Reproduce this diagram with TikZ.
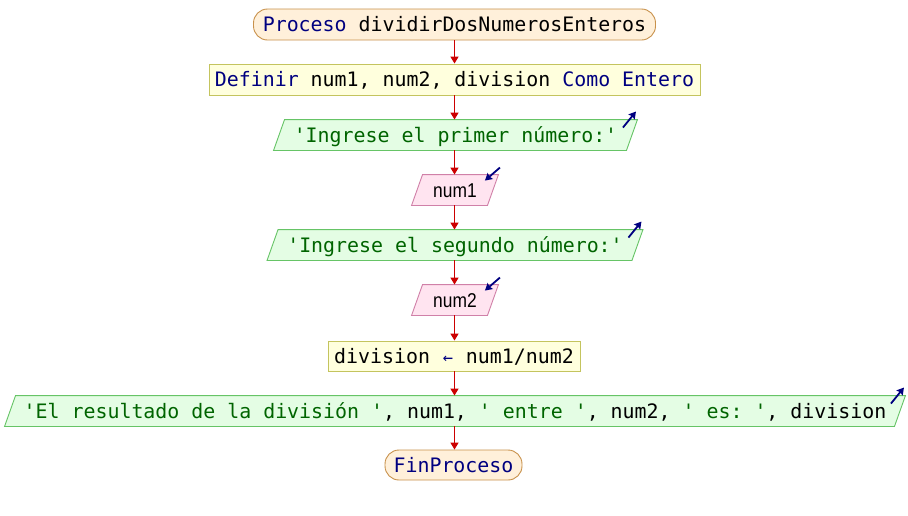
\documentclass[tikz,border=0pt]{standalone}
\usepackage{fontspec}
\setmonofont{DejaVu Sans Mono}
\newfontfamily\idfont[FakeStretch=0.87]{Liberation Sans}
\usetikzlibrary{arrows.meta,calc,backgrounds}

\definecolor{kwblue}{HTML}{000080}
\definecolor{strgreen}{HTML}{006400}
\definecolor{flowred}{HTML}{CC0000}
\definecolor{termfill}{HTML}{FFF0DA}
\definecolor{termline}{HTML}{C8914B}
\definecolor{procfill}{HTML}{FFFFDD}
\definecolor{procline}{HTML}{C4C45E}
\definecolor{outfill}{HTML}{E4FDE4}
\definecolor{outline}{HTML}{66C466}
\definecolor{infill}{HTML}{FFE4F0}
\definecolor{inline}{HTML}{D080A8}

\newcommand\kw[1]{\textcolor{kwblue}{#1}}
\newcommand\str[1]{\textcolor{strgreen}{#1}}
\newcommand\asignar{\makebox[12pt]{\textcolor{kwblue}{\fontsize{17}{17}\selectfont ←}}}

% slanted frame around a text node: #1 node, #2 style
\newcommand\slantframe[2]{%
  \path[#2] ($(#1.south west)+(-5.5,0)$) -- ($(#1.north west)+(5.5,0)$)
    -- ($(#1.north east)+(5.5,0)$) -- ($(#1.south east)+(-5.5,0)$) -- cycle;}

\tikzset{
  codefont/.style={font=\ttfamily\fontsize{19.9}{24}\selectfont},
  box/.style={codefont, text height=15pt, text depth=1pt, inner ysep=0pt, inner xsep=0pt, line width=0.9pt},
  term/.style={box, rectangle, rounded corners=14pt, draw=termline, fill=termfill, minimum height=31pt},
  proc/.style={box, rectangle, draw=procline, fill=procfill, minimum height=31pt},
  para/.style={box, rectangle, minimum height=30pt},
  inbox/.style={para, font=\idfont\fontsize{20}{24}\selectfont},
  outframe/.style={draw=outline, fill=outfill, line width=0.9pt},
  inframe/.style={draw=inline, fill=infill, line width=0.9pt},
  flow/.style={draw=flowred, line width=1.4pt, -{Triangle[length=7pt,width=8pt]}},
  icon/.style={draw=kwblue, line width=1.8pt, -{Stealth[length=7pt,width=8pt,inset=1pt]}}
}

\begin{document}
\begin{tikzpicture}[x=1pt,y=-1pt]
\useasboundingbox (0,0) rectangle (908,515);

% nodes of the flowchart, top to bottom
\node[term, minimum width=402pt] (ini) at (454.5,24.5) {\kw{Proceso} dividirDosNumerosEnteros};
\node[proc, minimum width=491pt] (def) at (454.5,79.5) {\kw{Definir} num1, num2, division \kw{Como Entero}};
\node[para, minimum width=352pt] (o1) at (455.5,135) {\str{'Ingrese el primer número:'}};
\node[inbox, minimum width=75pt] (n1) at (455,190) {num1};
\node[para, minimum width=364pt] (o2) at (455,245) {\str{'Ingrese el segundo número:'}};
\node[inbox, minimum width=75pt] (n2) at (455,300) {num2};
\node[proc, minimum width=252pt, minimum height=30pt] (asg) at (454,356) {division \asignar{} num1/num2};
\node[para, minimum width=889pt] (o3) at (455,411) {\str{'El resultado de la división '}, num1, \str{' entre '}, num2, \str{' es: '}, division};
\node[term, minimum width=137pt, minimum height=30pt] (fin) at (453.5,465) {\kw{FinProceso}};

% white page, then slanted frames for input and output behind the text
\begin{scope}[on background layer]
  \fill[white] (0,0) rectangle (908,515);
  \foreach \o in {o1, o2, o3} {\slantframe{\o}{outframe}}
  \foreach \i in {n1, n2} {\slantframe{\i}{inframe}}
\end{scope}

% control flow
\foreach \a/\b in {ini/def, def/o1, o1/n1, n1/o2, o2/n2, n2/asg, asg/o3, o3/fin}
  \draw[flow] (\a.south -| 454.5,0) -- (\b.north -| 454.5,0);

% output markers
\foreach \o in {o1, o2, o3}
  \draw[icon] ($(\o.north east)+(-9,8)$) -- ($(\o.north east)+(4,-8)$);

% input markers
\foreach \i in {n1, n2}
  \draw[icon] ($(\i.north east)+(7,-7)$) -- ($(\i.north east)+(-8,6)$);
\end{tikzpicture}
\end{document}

▶ Task prompt: Leave out the pictures and print every line of the data exactly.

▶ Output of the task:
Reproduce this diagram with TikZ.
\documentclass[tikz,border=0pt]{standalone}
\usepackage{fontspec}
\setmonofont{DejaVu Sans Mono}
\newfontfamily\idfont[FakeStretch=0.87]{Liberation Sans}
\usetikzlibrary{arrows.meta,calc,backgrounds}

\definecolor{kwblue}{HTML}{000080}
\definecolor{strgreen}{HTML}{006400}
\definecolor{flowred}{HTML}{CC0000}
\definecolor{termfill}{HTML}{FFF0DA}
\definecolor{termline}{HTML}{C8914B}
\definecolor{procfill}{HTML}{FFFFDD}
\definecolor{procline}{HTML}{C4C45E}
\definecolor{outfill}{HTML}{E4FDE4}
\definecolor{outline}{HTML}{66C466}
\definecolor{infill}{HTML}{FFE4F0}
\definecolor{inline}{HTML}{D080A8}

\newcommand\kw[1]{\textcolor{kwblue}{#1}}
\newcommand\str[1]{\textcolor{strgreen}{#1}}
\newcommand\asignar{\makebox[12pt]{\textcolor{kwblue}{\fontsize{17}{17}\selectfont ←}}}

% slanted frame around a text node: #1 node, #2 style
\newcommand\slantframe[2]{%
  \path[#2] ($(#1.south west)+(-5.5,0)$) -- ($(#1.north west)+(5.5,0)$)
    -- ($(#1.north east)+(5.5,0)$) -- ($(#1.south east)+(-5.5,0)$) -- cycle;}

\tikzset{
  codefont/.style={font=\ttfamily\fontsize{19.9}{24}\selectfont},
  box/.style={codefont, text height=15pt, text depth=1pt, inner ysep=0pt, inner xsep=0pt, line width=0.9pt},
  term/.style={box, rectangle, rounded corners=14pt, draw=termline, fill=termfill, minimum height=31pt},
  proc/.style={box, rectangle, draw=procline, fill=procfill, minimum height=31pt},
  para/.style={box, rectangle, minimum height=30pt},
  inbox/.style={para, font=\idfont\fontsize{20}{24}\selectfont},
  outframe/.style={draw=outline, fill=outfill, line width=0.9pt},
  inframe/.style={draw=inline, fill=infill, line width=0.9pt},
  flow/.style={draw=flowred, line width=1.4pt, -{Triangle[length=7pt,width=8pt]}},
  icon/.style={draw=kwblue, line width=1.8pt, -{Stealth[length=7pt,width=8pt,inset=1pt]}}
}

\begin{document}
\begin{tikzpicture}[x=1pt,y=-1pt]
\useasboundingbox (0,0) rectangle (908,515);

% nodes of the flowchart, top to bottom
\node[term, minimum width=402pt] (ini) at (454.5,24.5) {\kw{Proceso} dividirDosNumerosEnteros};
\node[proc, minimum width=491pt] (def) at (454.5,79.5) {\kw{Definir} num1, num2, division \kw{Como Entero}};
\node[para, minimum width=352pt] (o1) at (455.5,135) {\str{'Ingrese el primer número:'}};
\node[inbox, minimum width=75pt] (n1) at (455,190) {num1};
\node[para, minimum width=364pt] (o2) at (455,245) {\str{'Ingrese el segundo número:'}};
\node[inbox, minimum width=75pt] (n2) at (455,300) {num2};
\node[proc, minimum width=252pt, minimum height=30pt] (asg) at (454,356) {division \asignar{} num1/num2};
\node[para, minimum width=889pt] (o3) at (455,411) {\str{'El resultado de la división '}, num1, \str{' entre '}, num2, \str{' es: '}, division};
\node[term, minimum width=137pt, minimum height=30pt] (fin) at (453.5,465) {\kw{FinProceso}};

% white page, then slanted frames for input and output behind the text
\begin{scope}[on background layer]
  \fill[white] (0,0) rectangle (908,515);
  \foreach \o in {o1, o2, o3} {\slantframe{\o}{outframe}}
  \foreach \i in {n1, n2} {\slantframe{\i}{inframe}}
\end{scope}

% control flow
\foreach \a/\b in {ini/def, def/o1, o1/n1, n1/o2, o2/n2, n2/asg, asg/o3, o3/fin}
  \draw[flow] (\a.south -| 454.5,0) -- (\b.north -| 454.5,0);

% output markers
\foreach \o in {o1, o2, o3}
  \draw[icon] ($(\o.north east)+(-9,8)$) -- ($(\o.north east)+(4,-8)$);

% input markers
\foreach \i in {n1, n2}
  \draw[icon] ($(\i.north east)+(7,-7)$) -- ($(\i.north east)+(-8,6)$);
\end{tikzpicture}
\end{document}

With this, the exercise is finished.